The Navy has temporarily stopped conducting practice emergency aircraft landings near Norfolk International Airport in the wake of a near head-on collision between an E-2C Hawkeye and a commercial flight earlier this year.
The close call, first reported Friday by WVEC-TV, happened around 11 a.m. on Feb. 9, roughly 4,000 feet above Hampton Roads.
The commercial flight, a US Airways Express DHC-8, which seats as many as 50, was headed to Norfolk International. The Hawkeye, an early-warning aircraft that took off from Norfolk Naval Station's Chambers Field, was set to make a mock emergency landing back at the base. The maneuver involves a quick descent from about 5,000 feet in "a left racetrack pattern," according to a Federal Aviation Administration report on the incident.
The report says that the Hawkeye, which had been cleared for the landing, nearly crashed into the US Airways plane while descending, and that a collision was avoided only because the commercial pilot spotted the Hawkeye and made a fast left turn.
"The pilot believes he would have collided with the E-2 aircraft had he not taken this evasive action," the report says.
At their closest, the planes were separated by roughly three-quarters of a mile horizontally and 100 feet vertically. It wasn't until they passed each other that a crew member in the back of the Hawkeye saw the other aircraft.
The FAA's investigation into the incident faulted its own procedures and the air traffic controller who was responsible for the commercial flight. The report indicates that he didn't alert the plane, at that point being monitored by radar, that another aircraft was nearby. He also failed to properly coordinate with another controller in the airport tower who was handling the Hawkeye as it passed through Norfolk International's traffic pattern.
In a written statement, the FAA said the controller was temporarily taken off duty and sent for retraining.
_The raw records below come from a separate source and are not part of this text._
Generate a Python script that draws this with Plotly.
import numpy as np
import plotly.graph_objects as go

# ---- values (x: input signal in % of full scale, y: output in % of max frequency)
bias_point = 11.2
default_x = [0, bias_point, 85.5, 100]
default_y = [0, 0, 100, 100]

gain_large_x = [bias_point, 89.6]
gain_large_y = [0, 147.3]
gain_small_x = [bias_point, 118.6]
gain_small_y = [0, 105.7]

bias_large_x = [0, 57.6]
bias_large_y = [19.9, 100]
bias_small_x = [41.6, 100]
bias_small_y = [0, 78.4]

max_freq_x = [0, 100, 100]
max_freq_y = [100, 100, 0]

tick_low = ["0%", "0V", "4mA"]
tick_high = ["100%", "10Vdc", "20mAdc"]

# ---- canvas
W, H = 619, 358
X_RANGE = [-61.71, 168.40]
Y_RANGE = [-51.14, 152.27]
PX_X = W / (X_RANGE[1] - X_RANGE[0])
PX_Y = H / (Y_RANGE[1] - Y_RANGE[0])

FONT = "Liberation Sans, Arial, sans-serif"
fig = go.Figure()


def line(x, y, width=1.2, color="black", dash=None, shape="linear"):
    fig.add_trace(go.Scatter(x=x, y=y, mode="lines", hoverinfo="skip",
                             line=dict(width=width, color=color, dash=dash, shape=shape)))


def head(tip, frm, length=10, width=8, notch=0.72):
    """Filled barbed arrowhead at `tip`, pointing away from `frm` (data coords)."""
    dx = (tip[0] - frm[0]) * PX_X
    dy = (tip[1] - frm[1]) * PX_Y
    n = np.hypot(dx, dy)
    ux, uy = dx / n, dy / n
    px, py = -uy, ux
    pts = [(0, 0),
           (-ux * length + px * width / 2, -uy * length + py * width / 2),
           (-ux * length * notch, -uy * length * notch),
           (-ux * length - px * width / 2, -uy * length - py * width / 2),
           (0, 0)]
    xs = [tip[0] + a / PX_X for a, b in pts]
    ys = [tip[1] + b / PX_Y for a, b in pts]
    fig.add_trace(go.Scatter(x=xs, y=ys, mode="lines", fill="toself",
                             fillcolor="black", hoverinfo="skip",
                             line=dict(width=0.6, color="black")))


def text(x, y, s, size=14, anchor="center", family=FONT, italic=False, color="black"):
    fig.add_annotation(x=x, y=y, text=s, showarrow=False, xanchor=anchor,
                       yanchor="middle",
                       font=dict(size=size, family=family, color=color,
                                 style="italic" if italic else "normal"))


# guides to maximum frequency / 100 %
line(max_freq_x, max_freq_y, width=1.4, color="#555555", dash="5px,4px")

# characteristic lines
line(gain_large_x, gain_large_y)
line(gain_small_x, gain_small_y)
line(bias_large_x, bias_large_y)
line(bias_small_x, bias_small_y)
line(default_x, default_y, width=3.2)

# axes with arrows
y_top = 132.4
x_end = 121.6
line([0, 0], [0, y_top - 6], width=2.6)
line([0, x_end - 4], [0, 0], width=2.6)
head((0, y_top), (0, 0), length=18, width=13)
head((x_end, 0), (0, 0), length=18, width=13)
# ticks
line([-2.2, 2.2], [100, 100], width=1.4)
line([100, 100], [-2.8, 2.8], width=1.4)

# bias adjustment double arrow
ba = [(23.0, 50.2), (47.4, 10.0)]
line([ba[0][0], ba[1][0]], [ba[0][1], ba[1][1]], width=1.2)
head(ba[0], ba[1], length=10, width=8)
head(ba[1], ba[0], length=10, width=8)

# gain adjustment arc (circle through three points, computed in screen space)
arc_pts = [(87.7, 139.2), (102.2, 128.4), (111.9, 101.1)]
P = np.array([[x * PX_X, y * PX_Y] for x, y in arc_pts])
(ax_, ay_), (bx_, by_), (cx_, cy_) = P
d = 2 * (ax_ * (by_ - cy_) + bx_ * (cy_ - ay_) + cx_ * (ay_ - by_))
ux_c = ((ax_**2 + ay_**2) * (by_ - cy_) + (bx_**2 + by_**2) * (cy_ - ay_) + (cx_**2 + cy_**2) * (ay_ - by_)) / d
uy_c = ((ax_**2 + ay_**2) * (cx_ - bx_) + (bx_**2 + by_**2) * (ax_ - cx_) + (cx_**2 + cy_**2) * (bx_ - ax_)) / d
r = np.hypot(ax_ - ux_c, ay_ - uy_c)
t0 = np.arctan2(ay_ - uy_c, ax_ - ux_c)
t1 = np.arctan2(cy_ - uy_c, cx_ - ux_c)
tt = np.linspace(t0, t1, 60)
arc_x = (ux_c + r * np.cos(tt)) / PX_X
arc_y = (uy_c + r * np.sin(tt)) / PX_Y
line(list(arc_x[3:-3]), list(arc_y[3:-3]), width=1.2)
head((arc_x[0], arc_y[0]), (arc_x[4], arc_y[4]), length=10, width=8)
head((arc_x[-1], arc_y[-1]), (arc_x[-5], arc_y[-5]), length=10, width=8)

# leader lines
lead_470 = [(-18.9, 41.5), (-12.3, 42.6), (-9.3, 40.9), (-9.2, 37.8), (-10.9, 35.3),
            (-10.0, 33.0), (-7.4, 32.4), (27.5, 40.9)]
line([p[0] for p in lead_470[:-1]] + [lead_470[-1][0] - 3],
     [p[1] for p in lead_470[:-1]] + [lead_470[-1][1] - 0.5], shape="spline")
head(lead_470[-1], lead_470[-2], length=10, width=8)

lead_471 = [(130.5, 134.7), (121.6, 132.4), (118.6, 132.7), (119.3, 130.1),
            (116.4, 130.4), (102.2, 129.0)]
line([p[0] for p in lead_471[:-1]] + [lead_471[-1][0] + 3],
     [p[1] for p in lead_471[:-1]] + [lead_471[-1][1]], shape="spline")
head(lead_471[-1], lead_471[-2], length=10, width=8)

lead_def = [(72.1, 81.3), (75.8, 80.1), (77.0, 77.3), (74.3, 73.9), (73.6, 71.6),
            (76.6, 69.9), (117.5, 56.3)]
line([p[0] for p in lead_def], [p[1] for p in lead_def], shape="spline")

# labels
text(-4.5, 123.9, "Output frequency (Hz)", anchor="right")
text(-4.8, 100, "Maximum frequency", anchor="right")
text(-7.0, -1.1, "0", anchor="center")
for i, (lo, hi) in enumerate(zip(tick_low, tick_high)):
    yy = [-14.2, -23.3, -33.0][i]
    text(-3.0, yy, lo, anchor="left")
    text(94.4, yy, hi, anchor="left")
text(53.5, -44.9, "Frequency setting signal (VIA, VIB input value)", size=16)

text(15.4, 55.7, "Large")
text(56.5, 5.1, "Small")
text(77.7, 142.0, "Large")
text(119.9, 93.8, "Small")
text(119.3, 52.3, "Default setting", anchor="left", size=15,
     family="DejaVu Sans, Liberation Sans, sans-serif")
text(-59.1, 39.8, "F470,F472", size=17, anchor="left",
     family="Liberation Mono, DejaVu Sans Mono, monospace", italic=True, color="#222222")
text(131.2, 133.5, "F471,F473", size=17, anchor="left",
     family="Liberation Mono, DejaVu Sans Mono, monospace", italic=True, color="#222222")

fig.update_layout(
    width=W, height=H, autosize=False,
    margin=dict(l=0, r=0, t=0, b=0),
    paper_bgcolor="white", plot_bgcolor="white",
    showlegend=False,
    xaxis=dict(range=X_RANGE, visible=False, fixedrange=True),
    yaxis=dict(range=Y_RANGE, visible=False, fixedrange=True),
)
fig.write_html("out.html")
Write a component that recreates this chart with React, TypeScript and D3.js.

The FAA also suspended the air traffic procedure that was in use for monitoring military aircraft making practice emergency landings through the civilian airport's air space, and it remains suspended.
For now, the Navy is not conducting such training landings, said Terri Davis, a spokeswoman for Norfolk Naval Station. Davis said the FAA recommended soon after the incident that the base temporarily stop the landings until Norfolk air traffic controllers become better trained in how to handle them.
So far, the FAA has not told the Navy that it's safe to resume the maneuvers, Davis said.
Both the FAA and the Navy said they weren't aware of any previous close calls or of previous concerns over the military landings or FAA procedures for handling them.
Cmdr. Phil Rosi, a spokesman with Naval Air Force Atlantic, said the FAA told the Navy soon after the incident that its investigation found no mistakes by the Hawkeye crew or its squadron, Carrier Airborne Early Warning Squadron 124.